Engineers at the National Institute of Standards and Technology (NIST), US, have developed a new method to evaluate and select optimal antenna designs for 5G cellphones, wireless devices and base stations. They believe this could boost 5G wireless network capacity and also reduce costs.

5G systems will avoid crowded conventional wireless channels by using higher, millimeter-wave frequency bands. Transmissions at these frequencies lose a lot of energy along the way, which weakens received signal strength. One solution is “smart” antennas that can form unusually narrow beams—the area in space where signals are transmitted or received—and rapidly steer them in different directions. Antenna beam-width affects wireless system design and performance.
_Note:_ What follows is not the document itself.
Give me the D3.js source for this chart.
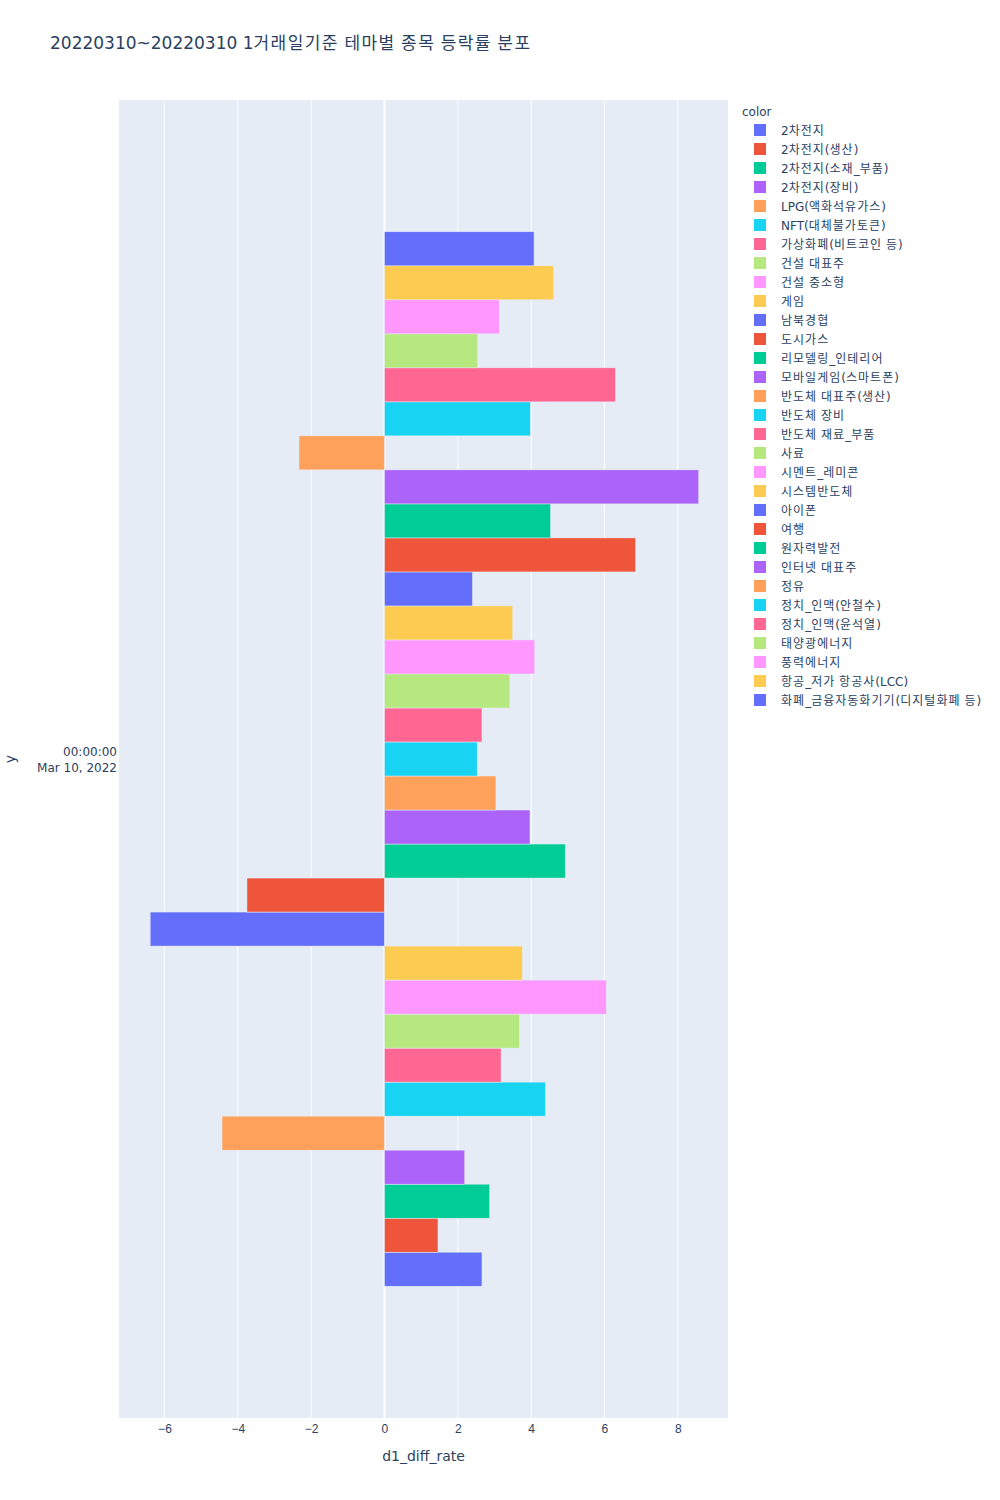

NIST’s new measurement-based method allows system designers and engineers to evaluate the most appropriate antenna beam-widths for real environments.

According to NIST engineer Kate Remley, the new method could reduce costs by enabling greater success with initial network design, eliminating much of the trial and error that is now required. It would also foster the use of new base stations that transmit to several users either simultaneously or in rapid succession without one antenna beam interfering with another. This, in turn, would increase network capacity and reduce costs with higher reliability.

This is the first detailed measurement-based study of how antenna beam-width and orientation interact with the environment to affect millimeter-wave signal transmission. In the technique, NIST measurements covering a broad range of antenna beam angles are converted into an omnidirectional antenna pattern covering all angles equally. The omnidirectional pattern can then be segmented into narrower and narrower beam-widths. Users can evaluate and model how antenna beam characteristics are expected to perform in specific types of wireless channels.

An engineer could use the method to select an antenna that best suits a specific application. For example, the engineer may choose a beam-width that is narrow enough to avoid reflections off certain surfaces or that allows multiple antennas to coexist in a given environment without interference.

To develop the new method, the NIST team collected experimental data in a hallway and lobby of a NIST research building, using a special robot loaded with a customized channel sounder and other equipment. A channel sounder collects data that capture the signal reflections, diffractions and scattering that occur between a transmitter and receiver. Many such measurements can be used to create a statistical representation of the radio channel, to support reliable system design and standardization.

The study results confirm that narrow beams can significantly reduce signal interference and delays, and that an optimized beam orientation reduces energy loss during transmissions. For example, the time interval during which signal reflections arrive (a metric called RMS delay spread) dropped dramatically from 15 nanoseconds (ns) to about 1.4 ns as antenna beamwidth was reduced from omnidirectional (360 degrees) to a narrow 3 degrees or so-called pencil beam.

Future research will include extending the method to different environments and analysis of other wireless channel characteristics.